Толстой был художник и человек не чета этим двум, он был много сильнее их даже физически — и сумел-таки написать «Воскресение», величайшую книгу рубежа веков. Но и «Воскресение», против его воли, вышло совершенно ветхозаветным романом о конечном торжестве жизни над любыми убеждениями. Пример замечательно упорной борьбы художника со своим даром увенчался полной победой дара — в новом для России и для Толстого жанре публицистического романа.
А было так: он взялся писать свою «Коневскую повесть» — то есть повесть, рассказанную Кони, — и на полпути застопорился. Не выходило. Не выходила Катя за Нехлюдова. Он и бросил, в который раз зарекшись «писать художественное». Но однажды жена зашла к нему и увидела его радостным, смеющимся, чего давно не бывало (все последние свои годы он был мрачен, как любой человек, идущий против себя). «Ты понимаешь, — сказал он, — все просто. Она не выйдет за него». То есть предпочтет другого. То есть жертва окажется непринятой, ненужной — победит живая жизнь, опровергающая рациональную конструкцию книги. И получилась еще одна замечательная книга о торжестве иррационального закона, по которому нет справедливости и нет воздаяния, а есть, по выражению Фазиля Искандера, горячий сперматический бульон, в котором мы все и плаваем.
Сам Толстой, аристократ, в одном из вариантов предисловия к «Войне и миру» (Захаров его недавно перепечатал) утверждающий самые что ни на есть ренегатские ценности, по страшной логике своего пути оказался в числе тех, кто разрушал, расшатывал русскую государственность. Толстой, человек дома, знаток собственных корней, — расшатал и разрушил собственный дом. Толстой, патриот, обожавший русскую армию, — по той же логике оказался пацифистом. Хрестоматиен эпизод, когда, идя с Сулержицким по Арбату, он издали завидел двух офицеров и принялся ворчать: вот, Левушка, торжество животности... ничего духовного... А когда два молодых красавца приблизились и прошли мимо, он, не удержавшись, воскликнул: ах, молодость, здоровье, красота! как хорошо, Левушка!
Нет никакого учения. Нет общей для всех правды. Куда бы ни повел — обязательно заведешь в болото. Каждый должен ходить сам по себе.
И он ушел. Не желая больше никого никуда вести.
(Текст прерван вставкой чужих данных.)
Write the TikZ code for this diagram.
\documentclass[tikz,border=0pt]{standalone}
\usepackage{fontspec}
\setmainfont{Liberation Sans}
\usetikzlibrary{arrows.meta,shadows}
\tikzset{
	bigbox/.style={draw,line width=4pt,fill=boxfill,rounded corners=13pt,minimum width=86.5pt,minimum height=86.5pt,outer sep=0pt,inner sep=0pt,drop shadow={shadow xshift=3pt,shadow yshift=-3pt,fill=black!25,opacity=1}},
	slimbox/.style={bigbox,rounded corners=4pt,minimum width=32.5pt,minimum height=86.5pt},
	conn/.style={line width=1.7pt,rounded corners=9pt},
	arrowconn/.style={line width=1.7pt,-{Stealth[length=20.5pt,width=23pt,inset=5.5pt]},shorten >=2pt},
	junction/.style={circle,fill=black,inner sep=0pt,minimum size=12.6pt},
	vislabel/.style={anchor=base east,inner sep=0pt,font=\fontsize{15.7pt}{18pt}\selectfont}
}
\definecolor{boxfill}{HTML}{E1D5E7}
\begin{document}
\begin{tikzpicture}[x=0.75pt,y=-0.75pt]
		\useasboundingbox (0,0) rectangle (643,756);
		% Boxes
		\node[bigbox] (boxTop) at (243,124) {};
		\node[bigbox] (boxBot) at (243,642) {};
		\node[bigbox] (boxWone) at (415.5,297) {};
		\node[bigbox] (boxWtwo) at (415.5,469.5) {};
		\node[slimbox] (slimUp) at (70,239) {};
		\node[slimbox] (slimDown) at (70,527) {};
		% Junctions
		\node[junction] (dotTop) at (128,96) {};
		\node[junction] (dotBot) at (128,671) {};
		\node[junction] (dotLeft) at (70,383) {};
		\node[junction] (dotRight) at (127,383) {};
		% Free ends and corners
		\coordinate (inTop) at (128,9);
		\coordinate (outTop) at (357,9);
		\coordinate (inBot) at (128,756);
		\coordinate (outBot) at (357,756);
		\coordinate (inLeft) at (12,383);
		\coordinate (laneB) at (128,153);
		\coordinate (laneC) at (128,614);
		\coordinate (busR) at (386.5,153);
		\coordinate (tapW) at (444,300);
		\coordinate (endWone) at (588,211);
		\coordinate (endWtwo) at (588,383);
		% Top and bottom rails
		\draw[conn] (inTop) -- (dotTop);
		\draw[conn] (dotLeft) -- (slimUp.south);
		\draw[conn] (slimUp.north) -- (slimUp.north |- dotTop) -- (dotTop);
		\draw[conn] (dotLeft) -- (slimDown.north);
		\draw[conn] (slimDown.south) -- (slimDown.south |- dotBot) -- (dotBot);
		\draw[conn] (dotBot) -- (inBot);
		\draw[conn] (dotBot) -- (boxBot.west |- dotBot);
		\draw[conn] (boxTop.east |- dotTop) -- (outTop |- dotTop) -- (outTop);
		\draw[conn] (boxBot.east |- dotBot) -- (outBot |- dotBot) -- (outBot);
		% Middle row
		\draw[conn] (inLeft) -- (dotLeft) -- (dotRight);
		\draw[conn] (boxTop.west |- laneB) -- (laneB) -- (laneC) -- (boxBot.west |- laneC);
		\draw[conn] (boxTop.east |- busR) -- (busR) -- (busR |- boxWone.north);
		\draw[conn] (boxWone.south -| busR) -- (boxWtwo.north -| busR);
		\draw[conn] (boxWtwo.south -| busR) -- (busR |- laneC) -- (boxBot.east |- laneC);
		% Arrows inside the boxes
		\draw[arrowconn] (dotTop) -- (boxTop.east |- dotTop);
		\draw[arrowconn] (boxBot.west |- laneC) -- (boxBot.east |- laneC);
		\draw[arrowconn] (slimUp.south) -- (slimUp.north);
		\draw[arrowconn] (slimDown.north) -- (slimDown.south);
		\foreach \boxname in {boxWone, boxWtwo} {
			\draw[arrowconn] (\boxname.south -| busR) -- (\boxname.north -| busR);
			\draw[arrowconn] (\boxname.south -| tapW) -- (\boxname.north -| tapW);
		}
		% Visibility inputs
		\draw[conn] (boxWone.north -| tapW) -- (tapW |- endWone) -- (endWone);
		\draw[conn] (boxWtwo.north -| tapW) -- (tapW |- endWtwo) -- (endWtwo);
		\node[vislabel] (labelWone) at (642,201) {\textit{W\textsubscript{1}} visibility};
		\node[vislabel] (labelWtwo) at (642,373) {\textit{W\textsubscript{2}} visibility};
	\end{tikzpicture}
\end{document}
Ушел от учительной роли русской литературы, от дураков-последователей, от собственных неразрешимых противоречий, от любви к жизни и от отрицания жизни. Ушел, первым смекнув, что никаких окончательных ответов нет и быть не может.
И уж конечно, писатель Толстой не умер в Астапове. Писатель Толстой так и водит нас всех до сих пор, никуда при этом не приводя.
Из всего Толстого — лучше которого, уверен, писателя в мире не было — больше всего, до сладких слез люблю финал «Холстомера» с божественной фразой, которая по ритму, по музыке, по пластике своей не имеет равных в нашей прозе: «На заре, в овраге старого леса, в заросшем низу, на полянке радостно выли головастые волченята».
Помните, что там дальше? «Их было пять: четыре почти равные, а один маленький, с головой больше туловища. Худая, линявшая волчица, волоча полное брюхо с отвисшими сосками по земле, вышла из кустов и села против волченят. Волченята полукругом стали против нее. Она подошла к самому маленькому и, опустив колено и перегнув морду книзу, сделала несколько судорожных движений и, открыв зубастый зев, натужилась, выхаркнула большой кусок конины. Волченята побольше сунулись к ней, но она угрожающе двинулась к ним и предоставила все маленькому. Маленький, как бы гневаясь, рыча ухватил конину под себя и стал жрать».
Так кончил Холстомер — пригодившийся волченятам на завтрак.
Как я люблю этот безумный кусок невозможной, иррациональной русской прозы, эту холодную зарю, этот радостный вой! «Радостно выли» — большего сказать нельзя: радостно — оттого, что живы, и оттого, что холодно, и самый этот холод подтверждает, что живы! Как я вижу эту розовую зарю с ее холодом, и розовый кусок конины, выхаркнутой из зубастого зева, и это сплошное звенящее з-з-з, — безумную радость, в которой равны живые и мертвые, бессмертный круговорот плоти! Бессмертие Холстомера в том, что его стали жрать. Бессмертие — в превращениях, гниении, разложении, возрождении, брожении — все бродит. И так же бродит, не зная пристанища, Толстой, о котором никто никогда не скажет ничего окончательного.
Безмерная, слепая, животная радость жизни, которую не победят никакие учения, — вот он.
Пусть бродит. Движение — все, конечная цель — ничто.